The Trustee seeks to void one of the defendants' security interests under 11 U.S.C. § 544(a). Once voided, the Trustee would use 11 U.S.C. § 551 to preserve this unperfected interest for the benefit of the estate. Both Barnett and the Goldmans argue that only their security interest is properly perfected.

It is undisputed that the Goldmans recorded their security interests in the Public Records of Broward County in conformity with Fla.Stat. § 695.01 et seq. (the statute governing the recordation of liens on real estate), while Barnett filed its interest with the Florida Department of State in conformity with Fla.Stat. § 679.401, et seq. (Florida's enactment of § 9-401, et seq., of the Uniform Commercial Code). The issue is this: Where must a party file a leasehold mortgage or an assignment of rents in order to create a perfected security interest under Florida law? The answer to this question depends on whether Article 9 of the Florida version of the Uniform Commercial Code ("UCC") or Florida's statute providing for recordation of liens on real estate is applicable to the interest involved.

Florida's enactment of UCC § 9-104 provides in pertinent part that "this chapter Article 9 of the UCC does not apply . . . except to the extent that provision is made for fixtures in UCC § 9-313, to the creation or transfer of an interest in or lien on real estate, including a lease or rents thereunder. . . ." Fla.Stat. § 679.104(10) (emphasis supplied). This section is direct and self-explanatory. It provides that Article 9 of the UCC does not cover the perfection of security interests in real property leases or the rents derived therefrom.

The only published Florida case to explicitly interpret this facet of § 679.104(10) is the recent opinion in Aldana v. Colonial Palms Plaza, Ltd., 591 So.2d 953 (Fla. DCA1991). In that case, the tenant assigned its leasehold interest in real property to a third party as security for a loan. The assignee subsequently sued the landlord, who defended arguing that the assignment was void and unenforceable under Fla.Stat. § 679.318(4) (UCC § 9-318(4)). The appellate court relied on § 679.104(10) to hold that, "leases are excluded from the provisions of chapter 679 Article 9 of the UCC . . . and therefore, subsection 679.318(4) does not apply to this case." Id. at 954. See also In re De Rochfort Co., Ltd., 22 B.R. 826, 828 (Bankr.S.D.Fla.1982) ("It would appear that Article 9 of the U.C.C. has no application to the transfer of a lease on real estate. § 679.104(10)").

Barnett and the Trustee argue that Article 9 of the UCC is applicable to liens on leasehold interests based on the 1973 opinion in Gould v.

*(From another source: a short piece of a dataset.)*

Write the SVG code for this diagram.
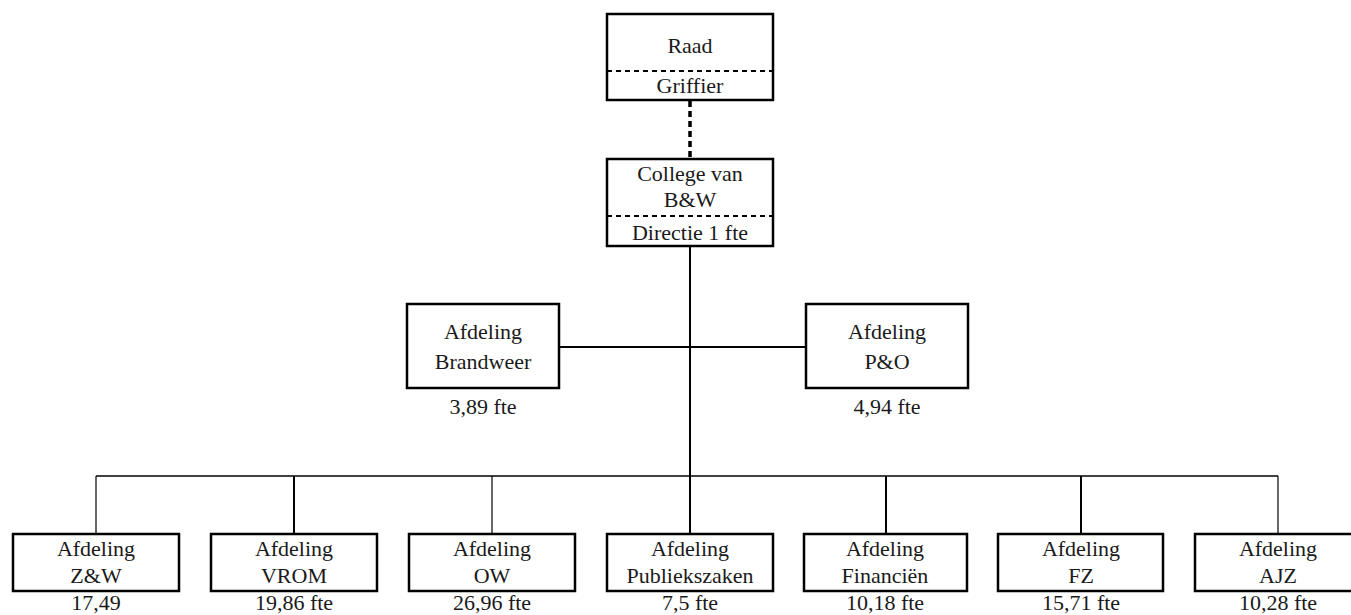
<svg xmlns="http://www.w3.org/2000/svg" width="1351" height="615" viewBox="0 0 1351 615">
<style>
.box{fill:#fff;stroke:#000;stroke-width:2.5}
.div{stroke:#000;stroke-width:2;stroke-dasharray:5,4}
.t{font-family:'Liberation Serif','Times New Roman',serif;font-size:22px;fill:#1a1a1a;text-anchor:middle}
.c{stroke:#000;fill:none}
</style>
<rect width="1351" height="615" fill="#fff"/>
<g id="connectors">
<line class="c" x1="690" y1="101" x2="690" y2="158" stroke-width="3.5" stroke-dasharray="6,4"/>
<line class="c" x1="690" y1="246" x2="690" y2="534" stroke-width="2"/>
<line class="c" x1="559" y1="347" x2="806" y2="347" stroke-width="2"/>
<line class="c" x1="96" y1="476" x2="1278" y2="476" stroke-width="1.5"/>
<line class="c" x1="96" y1="476" x2="96" y2="534" stroke-width="1.2"/>
<line class="c" x1="294" y1="476" x2="294" y2="534" stroke-width="2"/>
<line class="c" x1="492" y1="476" x2="492" y2="534" stroke-width="1.2"/>
<line class="c" x1="886" y1="476" x2="886" y2="534" stroke-width="2"/>
<line class="c" x1="1081" y1="476" x2="1081" y2="534" stroke-width="2"/>
<line class="c" x1="1278" y1="476" x2="1278" y2="534" stroke-width="1.2"/>
</g>
<g id="raad">
<rect class="box" x="607" y="14" width="166" height="86"/>
<line class="div" x1="607" y1="71" x2="773" y2="71"/>
<text class="t" x="690" y="53">Raad</text>
<text class="t" x="690" y="93">Griffier</text>
</g>
<g id="college">
<rect class="box" x="607" y="159" width="166" height="87"/>
<line class="div" x1="607" y1="216" x2="773" y2="216"/>
<text class="t" x="690" y="181" font-size="21">College van</text>
<text class="t" x="690" y="207" font-size="21">B&amp;W</text>
<text class="t" x="690" y="240">Directie 1 fte</text>
</g>
<g id="brandweer">
<rect class="box" x="407" y="304" width="152" height="84"/>
<text class="t" x="483" y="339">Afdeling</text>
<text class="t" x="483" y="369">Brandweer</text>
<text class="t" x="483" y="414">3,89 fte</text>
</g>
<g id="po">
<rect class="box" x="806" y="304" width="162" height="84"/>
<text class="t" x="887" y="339">Afdeling</text>
<text class="t" x="887" y="369">P&amp;O</text>
<text class="t" x="887" y="414">4,94 fte</text>
</g>
<g id="zw">
<rect class="box" x="13" y="534" width="166" height="57"/>
<text class="t" x="96" y="556">Afdeling</text>
<text class="t" x="96" y="583">Z&amp;W</text>
<text class="t" x="96" y="610">17,49</text>
</g>
<g id="vrom">
<rect class="box" x="211" y="534" width="166" height="57"/>
<text class="t" x="294" y="556">Afdeling</text>
<text class="t" x="294" y="583">VROM</text>
<text class="t" x="294" y="610">19,86 fte</text>
</g>
<g id="ow">
<rect class="box" x="409" y="534" width="166" height="57"/>
<text class="t" x="492" y="556">Afdeling</text>
<text class="t" x="492" y="583">OW</text>
<text class="t" x="492" y="610">26,96 fte</text>
</g>
<g id="publiekszaken">
<rect class="box" x="607" y="534" width="166" height="57"/>
<text class="t" x="690" y="556">Afdeling</text>
<text class="t" x="690" y="583">Publiekszaken</text>
<text class="t" x="690" y="610">7,5 fte</text>
</g>
<g id="financien">
<rect class="box" x="804" y="534" width="163" height="57"/>
<text class="t" x="885" y="556">Afdeling</text>
<text class="t" x="885" y="583">Financiën</text>
<text class="t" x="885" y="610">10,18 fte</text>
</g>
<g id="fz">
<rect class="box" x="998" y="534" width="165" height="57"/>
<text class="t" x="1081" y="556">Afdeling</text>
<text class="t" x="1081" y="583">FZ</text>
<text class="t" x="1081" y="610">15,71 fte</text>
</g>
<g id="ajz">
<rect class="box" x="1195" y="534" width="166" height="57"/>
<text class="t" x="1278" y="556">Afdeling</text>
<text class="t" x="1278" y="583">AJZ</text>
<text class="t" x="1278" y="610">10,28 fte</text>
</g>
</svg>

Hydro-Ski International Corp., 287 So.2d 115 (Fla.DCA1973), and three bankruptcy cases following Gould. See In re Air Florida System, Inc., 48 B.R. 437 (Bankr.S.D.Fla.1985); Matter of Associated Air Services, Inc., 42 B.R. 768 (Bankr.S.D.Fla.1984); and In re Boogaart of Florida, Inc., 17 B.R. 480 (Bankr.S.D.Fla.1981). This argument fails for several reasons.

Gould does not support the position that UCC Article 9 applies to liens on leasehold interests.

In Gould, a lender received a security interest in all of the borrower's "contract rights". The lender later sued to foreclose on its security agreement, and in the midst of that proceeding, the borrower sought leave of the court to renegotiate a lease of real property. The lender objected to this motion, claiming that the borrower's leasehold was encumbered by its security agreement. The appellate court held, "the provision of the security agreement is all inclusive and unequivocal. It granted to appellant as collateral security `all of its contract rights'. Unquestionably, the lease in question is one of appellee's contract rights." Id. at 115.